— START OF RECORDS SUPPLIED —

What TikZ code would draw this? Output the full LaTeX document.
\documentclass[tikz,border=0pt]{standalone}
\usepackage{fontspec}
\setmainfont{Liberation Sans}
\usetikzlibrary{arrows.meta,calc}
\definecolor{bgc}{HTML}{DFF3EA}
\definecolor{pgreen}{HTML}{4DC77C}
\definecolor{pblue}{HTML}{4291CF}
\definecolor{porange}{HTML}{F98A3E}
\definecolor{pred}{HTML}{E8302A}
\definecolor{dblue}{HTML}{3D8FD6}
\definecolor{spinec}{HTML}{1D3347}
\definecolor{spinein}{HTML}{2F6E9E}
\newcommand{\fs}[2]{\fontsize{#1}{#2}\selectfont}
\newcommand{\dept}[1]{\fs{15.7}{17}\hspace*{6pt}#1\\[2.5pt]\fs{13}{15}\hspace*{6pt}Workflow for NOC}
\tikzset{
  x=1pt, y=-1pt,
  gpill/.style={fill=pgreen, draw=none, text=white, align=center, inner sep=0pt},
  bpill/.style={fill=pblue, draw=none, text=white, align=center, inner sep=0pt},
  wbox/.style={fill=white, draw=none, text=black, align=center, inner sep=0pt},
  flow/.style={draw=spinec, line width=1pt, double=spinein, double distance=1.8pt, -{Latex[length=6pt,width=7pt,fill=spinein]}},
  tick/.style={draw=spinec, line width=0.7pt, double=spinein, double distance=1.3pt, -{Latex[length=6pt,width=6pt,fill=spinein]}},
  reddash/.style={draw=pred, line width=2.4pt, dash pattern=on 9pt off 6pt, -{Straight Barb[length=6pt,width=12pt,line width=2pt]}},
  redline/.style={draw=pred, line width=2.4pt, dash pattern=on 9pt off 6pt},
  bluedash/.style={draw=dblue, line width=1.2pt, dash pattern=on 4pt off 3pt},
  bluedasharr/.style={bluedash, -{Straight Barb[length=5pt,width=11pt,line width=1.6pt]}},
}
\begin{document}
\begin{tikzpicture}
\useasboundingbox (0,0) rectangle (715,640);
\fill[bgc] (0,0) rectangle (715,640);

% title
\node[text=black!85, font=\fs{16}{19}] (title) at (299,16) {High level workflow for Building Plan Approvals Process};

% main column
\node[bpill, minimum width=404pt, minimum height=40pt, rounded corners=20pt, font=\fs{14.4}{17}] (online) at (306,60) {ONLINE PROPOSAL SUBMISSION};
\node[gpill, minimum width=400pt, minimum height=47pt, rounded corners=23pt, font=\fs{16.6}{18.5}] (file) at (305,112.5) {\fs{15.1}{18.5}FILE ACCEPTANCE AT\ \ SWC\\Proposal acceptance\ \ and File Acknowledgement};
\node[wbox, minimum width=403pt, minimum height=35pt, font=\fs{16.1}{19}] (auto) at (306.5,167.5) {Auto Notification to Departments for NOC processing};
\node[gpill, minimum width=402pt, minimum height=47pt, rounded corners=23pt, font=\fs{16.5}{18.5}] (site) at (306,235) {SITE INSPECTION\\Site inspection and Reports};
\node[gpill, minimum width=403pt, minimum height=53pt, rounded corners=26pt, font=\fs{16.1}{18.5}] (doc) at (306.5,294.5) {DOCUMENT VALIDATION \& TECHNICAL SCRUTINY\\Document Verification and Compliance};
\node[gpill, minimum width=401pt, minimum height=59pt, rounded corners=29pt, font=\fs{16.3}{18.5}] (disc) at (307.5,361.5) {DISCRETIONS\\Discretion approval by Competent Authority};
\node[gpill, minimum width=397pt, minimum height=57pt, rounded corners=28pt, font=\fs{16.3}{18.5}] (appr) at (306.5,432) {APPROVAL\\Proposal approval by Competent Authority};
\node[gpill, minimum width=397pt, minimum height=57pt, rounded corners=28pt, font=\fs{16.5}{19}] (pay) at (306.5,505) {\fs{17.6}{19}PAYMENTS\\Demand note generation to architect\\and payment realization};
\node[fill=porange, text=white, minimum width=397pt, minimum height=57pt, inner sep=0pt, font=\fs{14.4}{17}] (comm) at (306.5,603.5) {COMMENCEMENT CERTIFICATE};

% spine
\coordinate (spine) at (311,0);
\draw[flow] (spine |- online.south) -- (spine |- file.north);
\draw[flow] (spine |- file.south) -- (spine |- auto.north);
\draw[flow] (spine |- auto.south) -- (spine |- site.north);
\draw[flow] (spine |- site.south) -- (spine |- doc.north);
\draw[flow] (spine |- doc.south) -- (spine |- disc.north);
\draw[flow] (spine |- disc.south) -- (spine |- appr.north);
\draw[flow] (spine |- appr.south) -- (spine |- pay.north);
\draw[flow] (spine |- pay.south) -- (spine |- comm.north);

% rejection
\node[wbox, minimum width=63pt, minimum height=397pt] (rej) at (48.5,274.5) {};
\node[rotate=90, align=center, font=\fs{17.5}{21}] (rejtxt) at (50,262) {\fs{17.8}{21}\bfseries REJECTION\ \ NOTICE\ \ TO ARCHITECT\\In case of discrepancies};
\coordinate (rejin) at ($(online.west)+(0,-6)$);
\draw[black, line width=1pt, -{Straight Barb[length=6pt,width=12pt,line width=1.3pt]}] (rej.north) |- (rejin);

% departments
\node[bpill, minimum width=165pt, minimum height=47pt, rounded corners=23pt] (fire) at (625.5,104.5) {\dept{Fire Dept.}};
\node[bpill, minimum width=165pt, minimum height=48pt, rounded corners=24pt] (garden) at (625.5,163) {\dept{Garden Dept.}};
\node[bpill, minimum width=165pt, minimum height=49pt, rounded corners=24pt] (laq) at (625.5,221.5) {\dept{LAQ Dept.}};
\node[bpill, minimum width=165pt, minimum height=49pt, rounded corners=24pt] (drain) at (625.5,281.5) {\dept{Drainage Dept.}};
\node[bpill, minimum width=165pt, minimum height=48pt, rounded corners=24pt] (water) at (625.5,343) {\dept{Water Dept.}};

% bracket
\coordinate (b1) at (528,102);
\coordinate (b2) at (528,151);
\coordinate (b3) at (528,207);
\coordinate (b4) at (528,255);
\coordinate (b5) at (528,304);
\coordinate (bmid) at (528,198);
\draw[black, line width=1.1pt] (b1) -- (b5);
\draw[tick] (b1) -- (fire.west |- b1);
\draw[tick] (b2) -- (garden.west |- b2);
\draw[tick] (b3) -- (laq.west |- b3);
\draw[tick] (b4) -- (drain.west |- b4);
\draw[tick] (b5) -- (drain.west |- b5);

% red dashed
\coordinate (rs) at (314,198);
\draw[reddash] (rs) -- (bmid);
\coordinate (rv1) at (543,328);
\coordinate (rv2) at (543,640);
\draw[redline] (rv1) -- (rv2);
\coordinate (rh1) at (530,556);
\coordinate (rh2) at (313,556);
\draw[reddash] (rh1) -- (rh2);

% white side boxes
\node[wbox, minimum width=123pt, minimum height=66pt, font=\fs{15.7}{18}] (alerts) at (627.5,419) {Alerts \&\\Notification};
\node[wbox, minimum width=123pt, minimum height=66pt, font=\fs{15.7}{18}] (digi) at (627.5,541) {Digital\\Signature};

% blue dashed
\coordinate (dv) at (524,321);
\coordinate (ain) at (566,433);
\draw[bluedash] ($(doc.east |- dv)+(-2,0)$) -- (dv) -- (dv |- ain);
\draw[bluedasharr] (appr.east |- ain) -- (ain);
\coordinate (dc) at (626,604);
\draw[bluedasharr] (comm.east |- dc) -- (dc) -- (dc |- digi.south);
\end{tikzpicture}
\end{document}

— END OF RECORDS SUPPLIED —
— START OF RECORDS SUPPLIED —

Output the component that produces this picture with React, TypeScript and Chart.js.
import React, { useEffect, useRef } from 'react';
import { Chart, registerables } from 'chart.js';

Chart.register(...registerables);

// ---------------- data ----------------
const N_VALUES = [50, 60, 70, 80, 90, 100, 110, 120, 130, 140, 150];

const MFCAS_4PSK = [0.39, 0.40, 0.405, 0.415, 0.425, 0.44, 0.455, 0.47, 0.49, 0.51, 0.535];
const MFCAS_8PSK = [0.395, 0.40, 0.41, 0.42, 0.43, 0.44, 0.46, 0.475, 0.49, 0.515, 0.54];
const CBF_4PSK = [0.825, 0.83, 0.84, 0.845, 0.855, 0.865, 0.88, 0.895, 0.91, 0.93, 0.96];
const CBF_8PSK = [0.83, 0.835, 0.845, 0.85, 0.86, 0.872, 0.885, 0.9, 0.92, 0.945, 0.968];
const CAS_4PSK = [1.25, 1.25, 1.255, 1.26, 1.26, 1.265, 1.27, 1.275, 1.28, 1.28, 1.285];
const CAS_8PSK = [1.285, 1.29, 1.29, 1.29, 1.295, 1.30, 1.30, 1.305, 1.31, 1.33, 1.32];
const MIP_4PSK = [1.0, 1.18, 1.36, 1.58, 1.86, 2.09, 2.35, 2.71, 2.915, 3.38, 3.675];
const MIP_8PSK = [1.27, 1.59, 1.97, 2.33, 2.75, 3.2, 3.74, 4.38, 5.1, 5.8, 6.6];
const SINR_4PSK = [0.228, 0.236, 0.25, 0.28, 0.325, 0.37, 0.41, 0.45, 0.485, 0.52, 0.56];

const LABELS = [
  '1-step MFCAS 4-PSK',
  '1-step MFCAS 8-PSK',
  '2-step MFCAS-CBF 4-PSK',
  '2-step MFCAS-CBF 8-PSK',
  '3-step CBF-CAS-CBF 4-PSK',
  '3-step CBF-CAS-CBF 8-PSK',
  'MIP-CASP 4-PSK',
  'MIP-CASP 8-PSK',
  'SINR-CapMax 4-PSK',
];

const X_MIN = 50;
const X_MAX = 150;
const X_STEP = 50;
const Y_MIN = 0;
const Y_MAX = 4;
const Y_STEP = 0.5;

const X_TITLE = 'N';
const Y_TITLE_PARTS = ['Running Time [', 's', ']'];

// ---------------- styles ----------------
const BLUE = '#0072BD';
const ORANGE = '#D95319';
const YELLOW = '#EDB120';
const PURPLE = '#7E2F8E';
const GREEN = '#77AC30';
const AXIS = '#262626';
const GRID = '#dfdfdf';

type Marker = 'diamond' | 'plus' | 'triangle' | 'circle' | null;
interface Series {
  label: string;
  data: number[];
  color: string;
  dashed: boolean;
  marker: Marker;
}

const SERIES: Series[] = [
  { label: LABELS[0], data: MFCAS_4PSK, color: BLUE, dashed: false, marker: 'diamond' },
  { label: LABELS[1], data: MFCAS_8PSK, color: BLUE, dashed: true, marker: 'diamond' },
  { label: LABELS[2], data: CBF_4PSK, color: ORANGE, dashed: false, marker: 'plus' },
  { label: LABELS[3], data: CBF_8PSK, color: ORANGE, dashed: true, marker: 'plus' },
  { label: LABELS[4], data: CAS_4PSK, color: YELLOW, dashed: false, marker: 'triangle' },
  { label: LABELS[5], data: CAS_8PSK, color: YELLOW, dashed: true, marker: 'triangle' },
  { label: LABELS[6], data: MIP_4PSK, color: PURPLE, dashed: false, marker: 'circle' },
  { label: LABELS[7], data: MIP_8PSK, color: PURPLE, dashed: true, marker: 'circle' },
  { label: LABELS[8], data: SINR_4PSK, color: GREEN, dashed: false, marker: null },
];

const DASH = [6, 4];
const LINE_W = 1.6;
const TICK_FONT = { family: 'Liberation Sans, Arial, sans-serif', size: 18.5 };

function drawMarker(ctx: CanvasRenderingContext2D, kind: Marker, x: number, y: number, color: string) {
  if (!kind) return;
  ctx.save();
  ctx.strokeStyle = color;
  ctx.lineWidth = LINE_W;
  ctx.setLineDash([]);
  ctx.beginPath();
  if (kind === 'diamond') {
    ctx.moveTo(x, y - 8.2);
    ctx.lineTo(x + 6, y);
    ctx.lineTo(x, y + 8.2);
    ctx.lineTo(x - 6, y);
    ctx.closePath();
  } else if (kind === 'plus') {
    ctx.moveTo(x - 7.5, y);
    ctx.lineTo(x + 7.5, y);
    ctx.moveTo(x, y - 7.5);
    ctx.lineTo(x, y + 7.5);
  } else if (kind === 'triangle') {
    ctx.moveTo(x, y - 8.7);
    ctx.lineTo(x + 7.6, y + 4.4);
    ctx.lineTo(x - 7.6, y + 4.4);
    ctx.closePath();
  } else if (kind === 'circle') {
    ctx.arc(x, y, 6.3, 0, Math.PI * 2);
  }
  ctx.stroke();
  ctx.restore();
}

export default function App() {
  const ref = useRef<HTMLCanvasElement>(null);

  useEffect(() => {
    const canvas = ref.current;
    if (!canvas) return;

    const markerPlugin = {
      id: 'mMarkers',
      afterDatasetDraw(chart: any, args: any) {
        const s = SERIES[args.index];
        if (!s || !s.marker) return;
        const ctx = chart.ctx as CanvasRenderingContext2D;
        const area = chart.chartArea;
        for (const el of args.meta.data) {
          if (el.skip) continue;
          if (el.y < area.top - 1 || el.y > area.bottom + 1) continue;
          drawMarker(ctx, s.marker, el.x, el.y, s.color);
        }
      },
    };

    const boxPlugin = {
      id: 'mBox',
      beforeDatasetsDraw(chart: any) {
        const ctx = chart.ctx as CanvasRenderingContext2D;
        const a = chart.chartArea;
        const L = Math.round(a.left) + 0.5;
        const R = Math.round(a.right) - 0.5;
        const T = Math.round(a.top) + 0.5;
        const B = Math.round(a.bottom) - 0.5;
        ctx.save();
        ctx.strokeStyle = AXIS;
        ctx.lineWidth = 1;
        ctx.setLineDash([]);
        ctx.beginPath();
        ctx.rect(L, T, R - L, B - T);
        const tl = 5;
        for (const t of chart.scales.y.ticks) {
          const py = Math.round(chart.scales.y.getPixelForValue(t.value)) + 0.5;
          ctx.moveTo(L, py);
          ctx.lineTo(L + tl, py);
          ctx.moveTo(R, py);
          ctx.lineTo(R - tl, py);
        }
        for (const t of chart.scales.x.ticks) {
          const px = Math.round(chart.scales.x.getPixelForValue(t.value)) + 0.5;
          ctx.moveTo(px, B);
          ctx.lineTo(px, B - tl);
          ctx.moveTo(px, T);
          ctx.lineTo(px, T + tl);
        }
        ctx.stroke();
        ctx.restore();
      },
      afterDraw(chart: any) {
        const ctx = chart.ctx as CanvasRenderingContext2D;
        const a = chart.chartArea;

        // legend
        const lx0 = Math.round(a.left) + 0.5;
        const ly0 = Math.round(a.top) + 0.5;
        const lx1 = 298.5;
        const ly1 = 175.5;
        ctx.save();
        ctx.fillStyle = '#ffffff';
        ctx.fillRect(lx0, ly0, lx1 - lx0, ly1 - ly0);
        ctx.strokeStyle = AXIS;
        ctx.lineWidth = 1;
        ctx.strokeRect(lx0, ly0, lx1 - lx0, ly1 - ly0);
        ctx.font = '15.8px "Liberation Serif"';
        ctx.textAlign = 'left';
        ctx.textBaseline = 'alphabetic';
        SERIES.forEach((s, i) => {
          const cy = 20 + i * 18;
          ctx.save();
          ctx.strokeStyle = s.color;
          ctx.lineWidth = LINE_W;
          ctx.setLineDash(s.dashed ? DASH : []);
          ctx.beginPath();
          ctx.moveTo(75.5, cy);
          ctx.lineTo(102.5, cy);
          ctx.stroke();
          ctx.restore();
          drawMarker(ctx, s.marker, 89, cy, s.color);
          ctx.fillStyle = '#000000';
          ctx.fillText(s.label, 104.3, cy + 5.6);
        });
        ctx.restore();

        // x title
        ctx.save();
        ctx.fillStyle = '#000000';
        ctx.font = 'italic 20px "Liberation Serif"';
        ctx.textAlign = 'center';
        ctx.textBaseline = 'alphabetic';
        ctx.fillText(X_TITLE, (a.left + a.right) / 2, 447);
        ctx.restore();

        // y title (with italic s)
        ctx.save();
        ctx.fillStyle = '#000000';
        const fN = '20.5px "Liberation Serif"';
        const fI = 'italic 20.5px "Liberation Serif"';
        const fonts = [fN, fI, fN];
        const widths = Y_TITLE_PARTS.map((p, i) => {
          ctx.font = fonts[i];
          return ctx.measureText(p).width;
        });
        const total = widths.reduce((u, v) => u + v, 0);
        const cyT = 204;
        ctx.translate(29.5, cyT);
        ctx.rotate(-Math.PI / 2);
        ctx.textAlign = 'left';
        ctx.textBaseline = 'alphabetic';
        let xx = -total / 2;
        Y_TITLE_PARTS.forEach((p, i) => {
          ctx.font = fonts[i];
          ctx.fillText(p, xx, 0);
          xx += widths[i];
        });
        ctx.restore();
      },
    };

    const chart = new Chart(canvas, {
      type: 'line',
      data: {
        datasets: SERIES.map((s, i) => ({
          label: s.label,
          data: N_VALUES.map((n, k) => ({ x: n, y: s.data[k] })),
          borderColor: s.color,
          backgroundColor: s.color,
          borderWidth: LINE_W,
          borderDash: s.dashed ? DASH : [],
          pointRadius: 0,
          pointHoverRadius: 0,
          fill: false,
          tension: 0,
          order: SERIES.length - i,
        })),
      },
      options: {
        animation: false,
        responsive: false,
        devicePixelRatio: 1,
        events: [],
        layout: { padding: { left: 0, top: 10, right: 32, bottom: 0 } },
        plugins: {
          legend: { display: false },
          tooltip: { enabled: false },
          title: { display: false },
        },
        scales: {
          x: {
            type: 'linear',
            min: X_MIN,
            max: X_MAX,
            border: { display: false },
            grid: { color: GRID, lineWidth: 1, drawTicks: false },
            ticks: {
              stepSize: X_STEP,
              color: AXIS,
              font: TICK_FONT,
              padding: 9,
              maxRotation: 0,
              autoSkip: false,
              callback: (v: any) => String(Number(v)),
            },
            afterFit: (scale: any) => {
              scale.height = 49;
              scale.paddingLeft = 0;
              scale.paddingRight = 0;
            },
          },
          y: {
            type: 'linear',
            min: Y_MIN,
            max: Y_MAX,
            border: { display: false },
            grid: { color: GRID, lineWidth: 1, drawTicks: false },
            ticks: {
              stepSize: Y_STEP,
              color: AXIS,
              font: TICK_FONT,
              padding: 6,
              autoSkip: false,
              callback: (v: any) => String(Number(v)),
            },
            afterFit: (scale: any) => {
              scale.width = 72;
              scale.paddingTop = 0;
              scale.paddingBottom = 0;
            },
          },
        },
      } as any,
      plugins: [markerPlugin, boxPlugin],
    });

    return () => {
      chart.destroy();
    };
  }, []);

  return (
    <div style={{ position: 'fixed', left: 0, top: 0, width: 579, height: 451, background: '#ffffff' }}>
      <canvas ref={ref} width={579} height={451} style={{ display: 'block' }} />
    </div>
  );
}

— END OF RECORDS SUPPLIED —
— START OF RECORDS SUPPLIED —

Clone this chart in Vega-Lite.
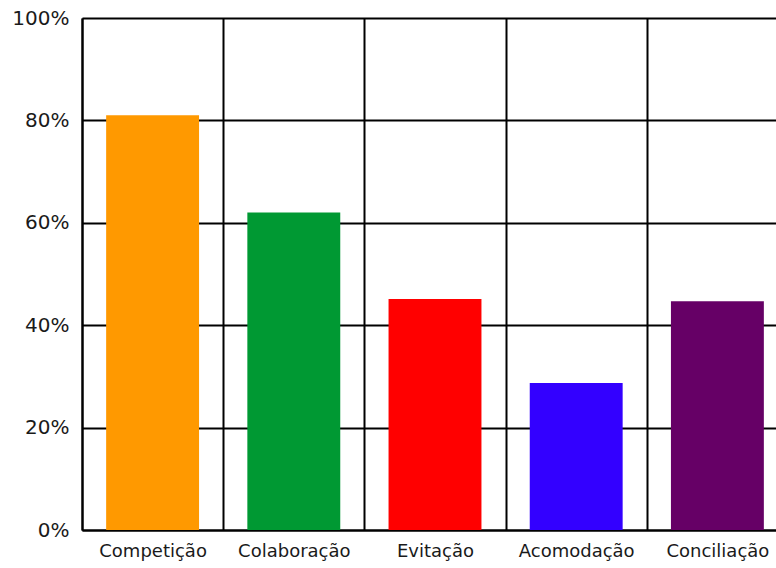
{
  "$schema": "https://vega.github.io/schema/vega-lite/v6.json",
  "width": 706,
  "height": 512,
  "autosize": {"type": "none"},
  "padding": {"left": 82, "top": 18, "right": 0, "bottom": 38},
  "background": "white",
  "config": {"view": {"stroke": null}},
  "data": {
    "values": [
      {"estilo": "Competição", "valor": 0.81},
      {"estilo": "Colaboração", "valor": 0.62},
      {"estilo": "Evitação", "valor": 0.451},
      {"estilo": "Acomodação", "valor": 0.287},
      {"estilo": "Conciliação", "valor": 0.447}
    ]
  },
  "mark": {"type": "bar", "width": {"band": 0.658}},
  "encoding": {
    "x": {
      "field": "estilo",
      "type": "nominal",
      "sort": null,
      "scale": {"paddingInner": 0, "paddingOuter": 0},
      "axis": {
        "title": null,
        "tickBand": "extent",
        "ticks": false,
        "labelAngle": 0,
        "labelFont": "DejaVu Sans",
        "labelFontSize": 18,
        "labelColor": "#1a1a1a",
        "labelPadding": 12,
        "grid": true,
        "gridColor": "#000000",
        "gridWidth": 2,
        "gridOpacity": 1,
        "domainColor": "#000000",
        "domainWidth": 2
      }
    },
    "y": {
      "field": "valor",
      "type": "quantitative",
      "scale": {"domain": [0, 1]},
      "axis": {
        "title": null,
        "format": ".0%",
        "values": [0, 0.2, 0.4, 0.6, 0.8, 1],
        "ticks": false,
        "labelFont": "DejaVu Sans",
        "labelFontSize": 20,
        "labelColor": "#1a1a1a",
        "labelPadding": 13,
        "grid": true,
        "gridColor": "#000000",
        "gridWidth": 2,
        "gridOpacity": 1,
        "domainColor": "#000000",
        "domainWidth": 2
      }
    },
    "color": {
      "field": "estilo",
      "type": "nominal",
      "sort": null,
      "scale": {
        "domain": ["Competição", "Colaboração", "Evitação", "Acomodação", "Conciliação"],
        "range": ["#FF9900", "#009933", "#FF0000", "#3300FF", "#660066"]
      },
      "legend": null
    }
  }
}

— END OF RECORDS SUPPLIED —

• _GIVEN TASK_:
In the material above, locate the line containing "Output the component" and the line containing "130, 140, 150];". Transcribe exactly those two lines and every line between them, and nothing more.

• _WRITTEN RESPONSE_:
Output the component that produces this picture with React, TypeScript and Chart.js.
import React, { useEffect, useRef } from 'react';
import { Chart, registerables } from 'chart.js';

Chart.register(...registerables);

// ---------------- data ----------------
const N_VALUES = [50, 60, 70, 80, 90, 100, 110, 120, 130, 140, 150];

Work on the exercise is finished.